At a public meeting last week more than 100 residents voiced their anger at the condition of the 17-storey structure - which they claim is crumbling dangerously and has become home to rough sleepers.

This week Merton Council said the netting which covers parts of the tower is enough to make the High Street building safe.

MP Siobhain McDonagh, who organised Thursday night’s meeting, said the building’s owner Asif Aziz was happy to let it decay until he was given more generous planning permission for the site.

She said: “He can sit on the property for a very long time. The more he sits on it, the more desperate people become.”

A spokesman for the tower’s owner said they were working to start a development on the site despite the difficult economic climate - and warned Ms McDonagh’s words were “not helping anyone”.

Michael Hughes, head of development at Criterion Holdings, said the company was in discussion with council planning officers about a new project and would talk to the community more when firm plans were in place.

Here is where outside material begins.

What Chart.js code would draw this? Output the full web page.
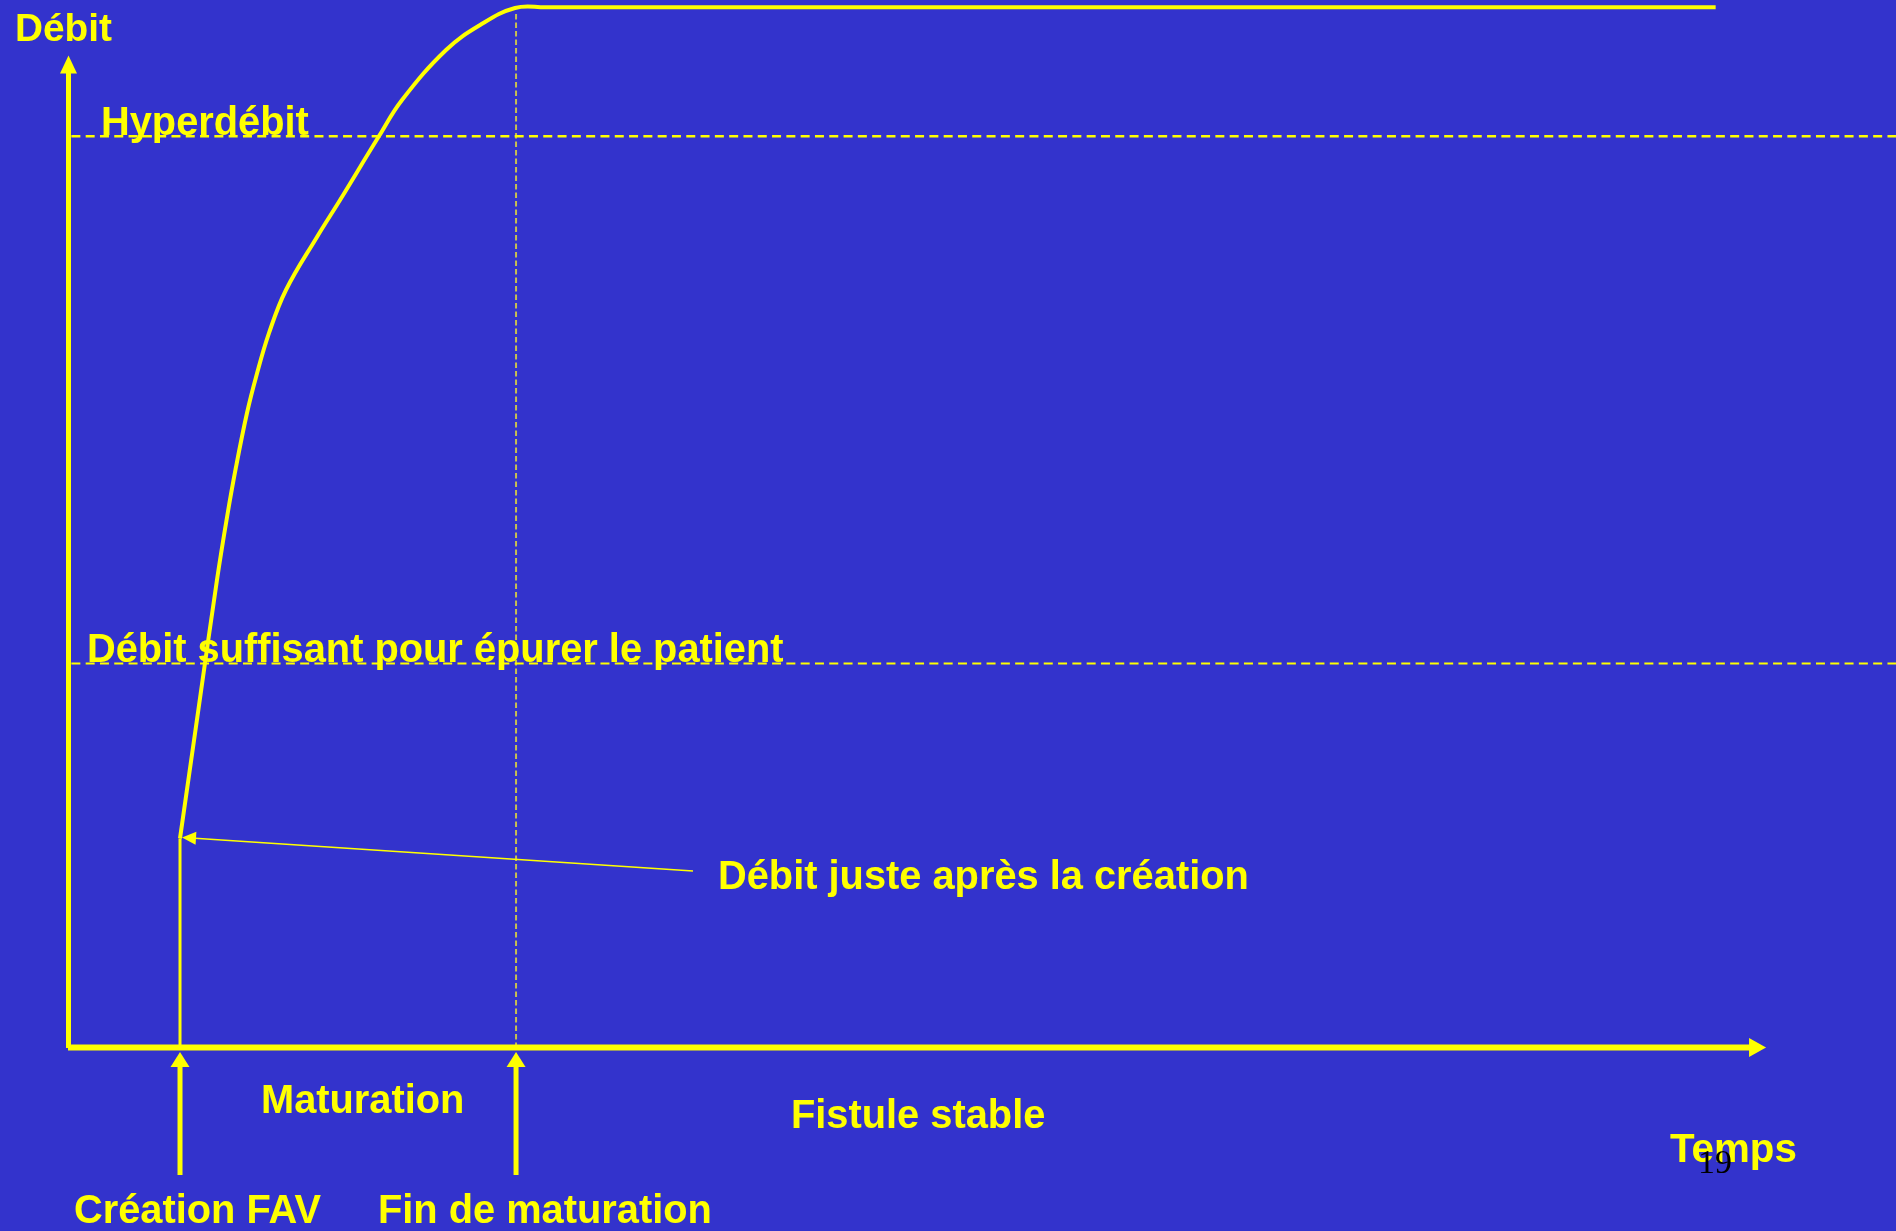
<!DOCTYPE html>
<html><head><meta charset="utf-8">
<script src="https://cdn.jsdelivr.net/npm/chart.js@4/dist/chart.umd.min.js"></script>
<style>
html,body{margin:0;padding:0;background:#3333cc;overflow:hidden;}
#wrap{width:1896px;height:1231px;position:relative;}
</style></head><body>
<div id="wrap"><canvas id="c"></canvas></div>
<script>
// ---- data (abstract units: time, flow) ----
const curveTime = [1, 1.165, 1.33, 1.42, 1.5, 1.598, 1.679, 1.795, 1.946, 2.223, 2.429, 2.777, 2.982, 3.375, 3.679, 3.991, 4.26, 14.71];
const curveFlow = [20, 32.35, 44.66, 50.67, 55.44, 60.59, 64.03, 68.23, 72.33, 77.39, 80.92, 87.02, 90.46, 95.23, 97.61, 99.24, 99.3, 99.3];
const creationTime = 1;
const maturationEndTime = 4;
const initialFlow = 20;
const sufficientFlow = 36.7;
const hyperFlow = 87;
const levelStart = 0.03;
const maturationGuideTop = 98.7;
const timeAxisEnd = 15.16;
const flowAxisEnd = 94.7;
const timeMax = 16.32;
const flowMax = 100;

const axisTitles = ['Débit', 'Temps'];
const levelLabels = ['Hyperdébit', 'Débit suffisant pour épurer le patient'];
const eventLabels = ['Création FAV', 'Fin de maturation'];
const phaseLabels = ['Maturation', 'Fistule stable'];
const annotationText = 'Débit juste après la création';
const pageNumber = '19';

const YEL = '#ffff00';
const BG = '#3333cc';

const curveData = curveTime.map((t, i) => ({x: t, y: curveFlow[i]}));

function arrow(ctx, x1, y1, x2, y2, lw, hl, hw) {
  const a = Math.atan2(y2 - y1, x2 - x1);
  const bx = x2 - Math.cos(a) * hl, by = y2 - Math.sin(a) * hl;
  ctx.save();
  ctx.strokeStyle = YEL; ctx.fillStyle = YEL; ctx.lineWidth = lw; ctx.lineCap = 'butt';
  ctx.beginPath(); ctx.moveTo(x1, y1); ctx.lineTo(bx + Math.cos(a) * 1, by + Math.sin(a) * 1); ctx.stroke();
  const px = -Math.sin(a) * hw / 2, py = Math.cos(a) * hw / 2;
  ctx.beginPath(); ctx.moveTo(x2, y2); ctx.lineTo(bx + px, by + py); ctx.lineTo(bx - px, by - py); ctx.closePath(); ctx.fill();
  ctx.restore();
}

const deco = {
  id: 'deco',
  beforeDraw(chart) {
    const ctx = chart.ctx;
    ctx.save(); ctx.fillStyle = BG; ctx.fillRect(0, 0, chart.width, chart.height); ctx.restore();
  },
  afterDraw(chart) {
    const ctx = chart.ctx, xs = chart.scales.x, ys = chart.scales.y;
    const x0 = xs.getPixelForValue(0), y0 = ys.getPixelForValue(0);
    // axes
    arrow(ctx, x0 + 0.5, y0, x0 + 0.5, ys.getPixelForValue(flowAxisEnd), 5, 18, 17);
    arrow(ctx, x0, y0 - 0.5, xs.getPixelForValue(timeAxisEnd), y0 - 0.5, 6, 17, 19);
    // event arrows
    [creationTime, maturationEndTime].forEach(t => {
      const px = xs.getPixelForValue(t);
      arrow(ctx, px, y0 + 127, px, y0 + 4, 5, 15, 19);
    });
    // annotation pointer
    const tx = 718, tb = 889;
    arrow(ctx, tx - 25, tb - 18, xs.getPixelForValue(creationTime) + 2, ys.getPixelForValue(initialFlow) - 1, 1.6, 14, 13);
    // texts
    ctx.save();
    ctx.fillStyle = YEL; ctx.textAlign = 'left'; ctx.textBaseline = 'alphabetic';
    const f = s => 'bold ' + s + 'px "Liberation Sans", Arial, sans-serif';
    ctx.font = f(38.8);
    ctx.fillText(axisTitles[0], 15, 41);
    ctx.font = f(39.8);
    ctx.fillText(levelLabels[0], 101, 135);
    ctx.fillText(levelLabels[1], 87, 662);
    ctx.fillText(annotationText, tx, tb);
    ctx.fillText(phaseLabels[0], 261, 1113);
    ctx.fillText(phaseLabels[1], 791, 1128);
    ctx.fillText(eventLabels[0], 74, 1223);
    ctx.fillText(eventLabels[1], 378, 1223);
    ctx.font = f(40.3);
    ctx.fillText(axisTitles[1], 1670, 1162);
    ctx.fillStyle = '#000000';
    ctx.font = '34px "Liberation Serif", "Times New Roman", serif';
    ctx.fillText(pageNumber, 1698, 1173);
    ctx.restore();
  }
};

new Chart(document.getElementById('c'), {
  type: 'scatter',
  data: {
    datasets: [
      {data: curveData, showLine: true, borderColor: YEL, borderWidth: 4, tension: 0.4, pointRadius: 0, order: 0, clip: false},
      {data: [{x: creationTime, y: 0}, {x: creationTime, y: initialFlow}], showLine: true, borderColor: YEL, borderWidth: 3, pointRadius: 0, order: 1, clip: false},
      {data: [{x: levelStart, y: hyperFlow}, {x: timeMax, y: hyperFlow}], showLine: true, borderColor: YEL, borderWidth: 2.5, borderDash: [9, 5.3], pointRadius: 0, order: 3, clip: false},
      {data: [{x: levelStart, y: sufficientFlow}, {x: timeMax, y: sufficientFlow}], showLine: true, borderColor: YEL, borderWidth: 2, borderDash: [9, 5.3], pointRadius: 0, order: 3, clip: false},
      {data: [{x: maturationEndTime, y: 0}, {x: maturationEndTime, y: maturationGuideTop}], showLine: true, borderColor: '#c8c050', borderWidth: 2, borderDash: [5.5, 3], pointRadius: 0, order: 4, clip: false}
    ]
  },
  options: {
    animation: false,
    responsive: true,
    maintainAspectRatio: false,
    devicePixelRatio: 1,
    layout: {padding: {left: 68, right: 0, top: 0, bottom: 183}},
    scales: {
      x: {type: 'linear', min: 0, max: timeMax, display: false},
      y: {type: 'linear', min: 0, max: flowMax, display: false}
    },
    plugins: {legend: {display: false}, tooltip: {enabled: false}},
    events: []
  },
  plugins: [deco]
});
</script>
</body></html>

During last week’s meeting at the Mertonvision centre in Clarendon Road, some residents said the council should try to buy the tower under a compulsory purchase order - but councillors warned this was unlikely to succeed without commitment from other developers to immediately take it off the council’s hands.

The building was voted the ugliest in London in a 2006 BBC poll.

Councillor Diane Neil Mills, cabinet member for finance and regeneration, said: "The current economic conditions have slowed down development throughout the UK, including in Merton.

"However, we continue to work with the owners to come up with a sustainable solution which will bring about a long-overdue redevelopment of the tower for the benefit of both the residents and businesses in Colliers Wood."